== SUPPLIED DATA ==
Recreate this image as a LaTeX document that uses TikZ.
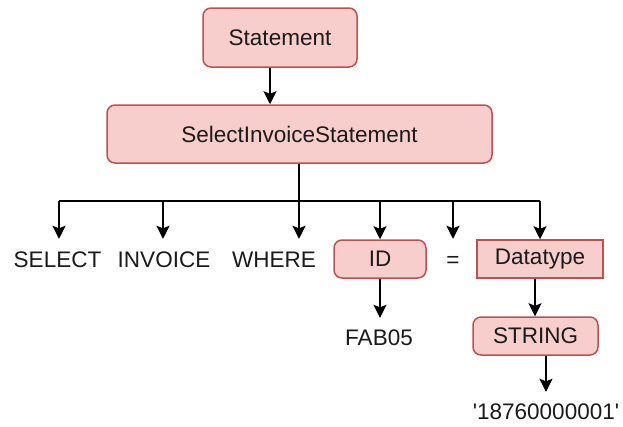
\documentclass[tikz,border=0pt]{standalone}
\usepackage{fontspec}
\setmainfont{Liberation Sans}
\newfontfamily\rawfont{Liberation Sans}[Ligatures=ResetAll]
\usetikzlibrary{arrows.meta}
\definecolor{boxfill}{HTML}{F8CECC}
\definecolor{boxline}{HTML}{B85450}
\definecolor{txt}{HTML}{1A1A1A}
\tikzset{
  box/.style={draw=boxline, fill=boxfill, line width=1.5pt, rounded corners=8pt, inner sep=0pt, text=txt, font=\fontsize{22.5}{27}\selectfont},
  sqbox/.style={box, rounded corners=0pt},
  plain/.style={inner sep=0pt, text=txt, text height=16pt, text depth=0pt, font=\fontsize{22.5}{27}\selectfont},
  ln/.style={line width=1.5pt, black},
  arr/.style={ln, -{Stealth[length=13pt, width=13pt, inset=2.5pt]}}
}
\begin{document}
\begin{tikzpicture}[x=1pt, y=-1pt]
\useasboundingbox (0,0) rectangle (623,426);
\node[box, minimum width=154pt, minimum height=59pt] (stmt) at (280,37.5) {Statement};
\node[box, minimum width=385pt, minimum height=58pt] (sis) at (299.5,134) {SelectInvoiceStatement};
\node[plain] (select) at (57.5,259) {SELECT};
\node[plain] (invoice) at (164,259) {INVOICE};
\node[plain] (where) at (274,259) {WHERE};
\node[box, minimum width=92pt, minimum height=38pt] (id) at (380,259) {ID};
\node[plain] (eq) at (453,259) {=};
\node[sqbox, minimum width=126pt, minimum height=38pt] (dt) at (540,259) {Datatype};
\node[plain] (fab) at (379,337) {FAB05};
\node[box, minimum width=125pt, minimum height=38pt] (str) at (535.5,336) {STRING};
\node[plain] (val) at (546,411) {{\rawfont '18760000001'}};

\coordinate (bus) at (299,201);
\coordinate (busL) at (59,201);
\coordinate (busI) at (163,201);
\coordinate (busE) at (453,201);
\coordinate (busR) at (540,201);
\coordinate (busID) at (380,201);

\draw[arr] (stmt.south -| 270,0) -- (sis.north -| 270,0);
\draw[ln] (sis.south -| bus) -- (bus);
\draw[ln] (busL) -- (busR);
\draw[arr, shorten >=12pt] (busL) -- (busL |- select.north);
\draw[arr, shorten >=12pt] (busI) -- (busI |- invoice.north);
\draw[arr, shorten >=12pt] (bus) -- (bus |- where.north);
\draw[arr, shorten >=12pt] (busE) -- (busE |- eq.north);
\draw[arr] (busID) -- (id.north);
\draw[arr] (busR) -- (dt.north);
\draw[arr, shorten >=11pt] (id.south) -- (id.south |- fab.north);
\draw[arr] ([xshift=-5pt]dt.south) -- ([xshift=-5pt]dt.south |- str.north);
\draw[arr, shorten >=11pt] ([xshift=10.5pt]str.south) -- ([xshift=10.5pt]str.south |- val.north);
\end{tikzpicture}
\end{document}
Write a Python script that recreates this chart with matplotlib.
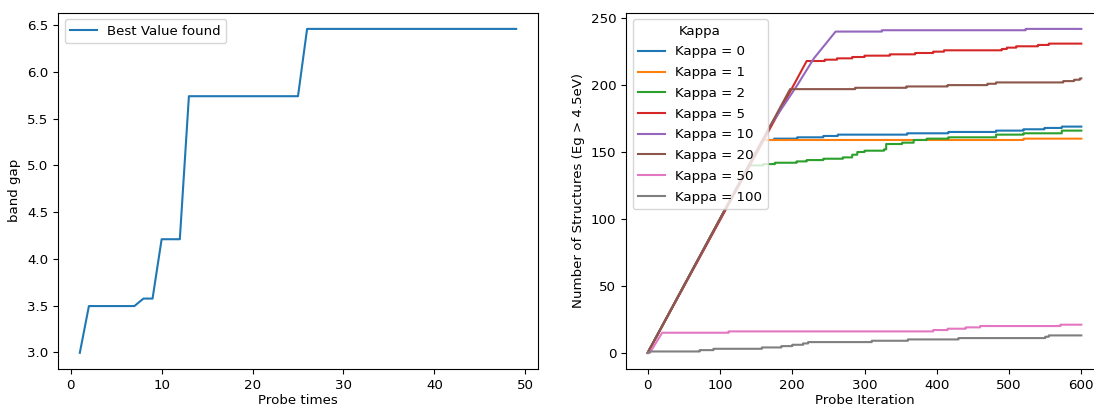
import numpy as np
import matplotlib
matplotlib.use('Agg')
import matplotlib.pyplot as plt

# left panel: best band gap found so far
probe_times = [1, 2, 7, 8, 9, 10, 12, 13, 25, 26, 49]
best_gap = [2.995, 3.495, 3.495, 3.575, 3.575, 4.21, 4.21, 5.74, 5.74, 6.46, 6.46]

# right panel: structures with Eg > 4.5eV per kappa
kappas = [0, 1, 2, 5, 10, 20, 50, 100]
last_iter = 600
ramp_x = [[0, 159], [0, 159], [0, 140], [0, 200, 220], [0, 170, 207, 230, 260],
          [0, 197], [0, 3, 20], [0, 5]]
ramp_y = [[0, 159], [0, 159], [0, 140], [0, 198, 218], [0, 170, 200, 220, 240],
          [0, 197], [0, 0, 15], [0, 1]]
step_x = [[175, 207, 243, 263, 359, 416, 482, 520, 549, 573],
          [520],
          [160, 176, 206, 220, 243, 270, 283, 290, 300, 327, 330, 352, 368, 386, 416, 482, 520, 573],
          [245, 262, 283, 300, 335, 370, 395, 410, 490, 497, 510, 540, 555],
          [324, 523],
          [287, 358, 415, 470, 482, 575, 590, 598],
          [112, 395, 415, 440, 460, 571],
          [72, 91, 158, 185, 200, 215, 222, 310, 360, 430, 550, 555]]
step_y = [[160, 161, 162, 163, 164, 165, 166, 167, 168, 169],
          [160],
          [141, 142, 143, 144, 145, 146, 148, 150, 151, 152, 156, 157, 159, 160, 161, 163, 164, 166],
          [219, 220, 221, 222, 223, 224, 225, 226, 227, 228, 229, 230, 231],
          [241, 242],
          [198, 199, 200, 201, 202, 203, 204, 205],
          [16, 17, 18, 19, 20, 21],
          [2, 3, 4, 5, 6, 7, 8, 9, 10, 11, 12, 13]]


def staircase(rx, ry, sx, sy, end):
    xs, ys = list(rx), list(ry)
    for x, y in zip(sx, sy):
        xs += [x, x]
        ys += [ys[-1], y]
    xs.append(end)
    ys.append(ys[-1])
    return np.array(xs), np.array(ys)


plt.rcParams['font.size'] = 9.6

fig = plt.figure(figsize=(10.94, 4.08), dpi=100)
ax1 = fig.add_axes([58 / 1094, 39 / 408, 480 / 1094, 356.3 / 408])
ax2 = fig.add_axes([626 / 1094, 39 / 408, 477 / 1094, 356.3 / 408])

ax1.plot(probe_times, best_gap, label='Best Value found')
ax1.set_xlabel('Probe times', labelpad=2)
ax1.set_ylabel('band gap')
ax1.legend(loc='upper left')

for i, k in enumerate(kappas):
    xs, ys = staircase(ramp_x[i], ramp_y[i], step_x[i], step_y[i], last_iter)
    ax2.plot(xs, ys, label=f'Kappa = {k}')
ax2.set_xlabel('Probe Iteration', labelpad=2)
ax2.set_ylabel('Number of Structures (Eg > 4.5eV)')
ax2.legend(title='Kappa', loc='upper left', labelspacing=0.58)

fig.savefig('out.png', dpi=100)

== TASK BRIEF ==
Copy out all of the material exactly as written, without its pictures.

== FULL ANSWER ==
Recreate this image as a LaTeX document that uses TikZ.
\documentclass[tikz,border=0pt]{standalone}
\usepackage{fontspec}
\setmainfont{Liberation Sans}
\newfontfamily\rawfont{Liberation Sans}[Ligatures=ResetAll]
\usetikzlibrary{arrows.meta}
\definecolor{boxfill}{HTML}{F8CECC}
\definecolor{boxline}{HTML}{B85450}
\definecolor{txt}{HTML}{1A1A1A}
\tikzset{
  box/.style={draw=boxline, fill=boxfill, line width=1.5pt, rounded corners=8pt, inner sep=0pt, text=txt, font=\fontsize{22.5}{27}\selectfont},
  sqbox/.style={box, rounded corners=0pt},
  plain/.style={inner sep=0pt, text=txt, text height=16pt, text depth=0pt, font=\fontsize{22.5}{27}\selectfont},
  ln/.style={line width=1.5pt, black},
  arr/.style={ln, -{Stealth[length=13pt, width=13pt, inset=2.5pt]}}
}
\begin{document}
\begin{tikzpicture}[x=1pt, y=-1pt]
\useasboundingbox (0,0) rectangle (623,426);
\node[box, minimum width=154pt, minimum height=59pt] (stmt) at (280,37.5) {Statement};
\node[box, minimum width=385pt, minimum height=58pt] (sis) at (299.5,134) {SelectInvoiceStatement};
\node[plain] (select) at (57.5,259) {SELECT};
\node[plain] (invoice) at (164,259) {INVOICE};
\node[plain] (where) at (274,259) {WHERE};
\node[box, minimum width=92pt, minimum height=38pt] (id) at (380,259) {ID};
\node[plain] (eq) at (453,259) {=};
\node[sqbox, minimum width=126pt, minimum height=38pt] (dt) at (540,259) {Datatype};
\node[plain] (fab) at (379,337) {FAB05};
\node[box, minimum width=125pt, minimum height=38pt] (str) at (535.5,336) {STRING};
\node[plain] (val) at (546,411) {{\rawfont '18760000001'}};

\coordinate (bus) at (299,201);
\coordinate (busL) at (59,201);
\coordinate (busI) at (163,201);
\coordinate (busE) at (453,201);
\coordinate (busR) at (540,201);
\coordinate (busID) at (380,201);

\draw[arr] (stmt.south -| 270,0) -- (sis.north -| 270,0);
\draw[ln] (sis.south -| bus) -- (bus);
\draw[ln] (busL) -- (busR);
\draw[arr, shorten >=12pt] (busL) -- (busL |- select.north);
\draw[arr, shorten >=12pt] (busI) -- (busI |- invoice.north);
\draw[arr, shorten >=12pt] (bus) -- (bus |- where.north);
\draw[arr, shorten >=12pt] (busE) -- (busE |- eq.north);
\draw[arr] (busID) -- (id.north);
\draw[arr] (busR) -- (dt.north);
\draw[arr, shorten >=11pt] (id.south) -- (id.south |- fab.north);
\draw[arr] ([xshift=-5pt]dt.south) -- ([xshift=-5pt]dt.south |- str.north);
\draw[arr, shorten >=11pt] ([xshift=10.5pt]str.south) -- ([xshift=10.5pt]str.south |- val.north);
\end{tikzpicture}
\end{document}
Write a Python script that recreates this chart with matplotlib.
import numpy as np
import matplotlib
matplotlib.use('Agg')
import matplotlib.pyplot as plt

# left panel: best band gap found so far
probe_times = [1, 2, 7, 8, 9, 10, 12, 13, 25, 26, 49]
best_gap = [2.995, 3.495, 3.495, 3.575, 3.575, 4.21, 4.21, 5.74, 5.74, 6.46, 6.46]

# right panel: structures with Eg > 4.5eV per kappa
kappas = [0, 1, 2, 5, 10, 20, 50, 100]
last_iter = 600
ramp_x = [[0, 159], [0, 159], [0, 140], [0, 200, 220], [0, 170, 207, 230, 260],
          [0, 197], [0, 3, 20], [0, 5]]
ramp_y = [[0, 159], [0, 159], [0, 140], [0, 198, 218], [0, 170, 200, 220, 240],
          [0, 197], [0, 0, 15], [0, 1]]
step_x = [[175, 207, 243, 263, 359, 416, 482, 520, 549, 573],
          [520],
          [160, 176, 206, 220, 243, 270, 283, 290, 300, 327, 330, 352, 368, 386, 416, 482, 520, 573],
          [245, 262, 283, 300, 335, 370, 395, 410, 490, 497, 510, 540, 555],
          [324, 523],
          [287, 358, 415, 470, 482, 575, 590, 598],
          [112, 395, 415, 440, 460, 571],
          [72, 91, 158, 185, 200, 215, 222, 310, 360, 430, 550, 555]]
step_y = [[160, 161, 162, 163, 164, 165, 166, 167, 168, 169],
          [160],
          [141, 142, 143, 144, 145, 146, 148, 150, 151, 152, 156, 157, 159, 160, 161, 163, 164, 166],
          [219, 220, 221, 222, 223, 224, 225, 226, 227, 228, 229, 230, 231],
          [241, 242],
          [198, 199, 200, 201, 202, 203, 204, 205],
          [16, 17, 18, 19, 20, 21],
          [2, 3, 4, 5, 6, 7, 8, 9, 10, 11, 12, 13]]


def staircase(rx, ry, sx, sy, end):
    xs, ys = list(rx), list(ry)
    for x, y in zip(sx, sy):
        xs += [x, x]
        ys += [ys[-1], y]
    xs.append(end)
    ys.append(ys[-1])
    return np.array(xs), np.array(ys)


plt.rcParams['font.size'] = 9.6

fig = plt.figure(figsize=(10.94, 4.08), dpi=100)
ax1 = fig.add_axes([58 / 1094, 39 / 408, 480 / 1094, 356.3 / 408])
ax2 = fig.add_axes([626 / 1094, 39 / 408, 477 / 1094, 356.3 / 408])

ax1.plot(probe_times, best_gap, label='Best Value found')
ax1.set_xlabel('Probe times', labelpad=2)
ax1.set_ylabel('band gap')
ax1.legend(loc='upper left')

for i, k in enumerate(kappas):
    xs, ys = staircase(ramp_x[i], ramp_y[i], step_x[i], step_y[i], last_iter)
    ax2.plot(xs, ys, label=f'Kappa = {k}')
ax2.set_xlabel('Probe Iteration', labelpad=2)
ax2.set_ylabel('Number of Structures (Eg > 4.5eV)')
ax2.legend(title='Kappa', loc='upper left', labelspacing=0.58)

fig.savefig('out.png', dpi=100)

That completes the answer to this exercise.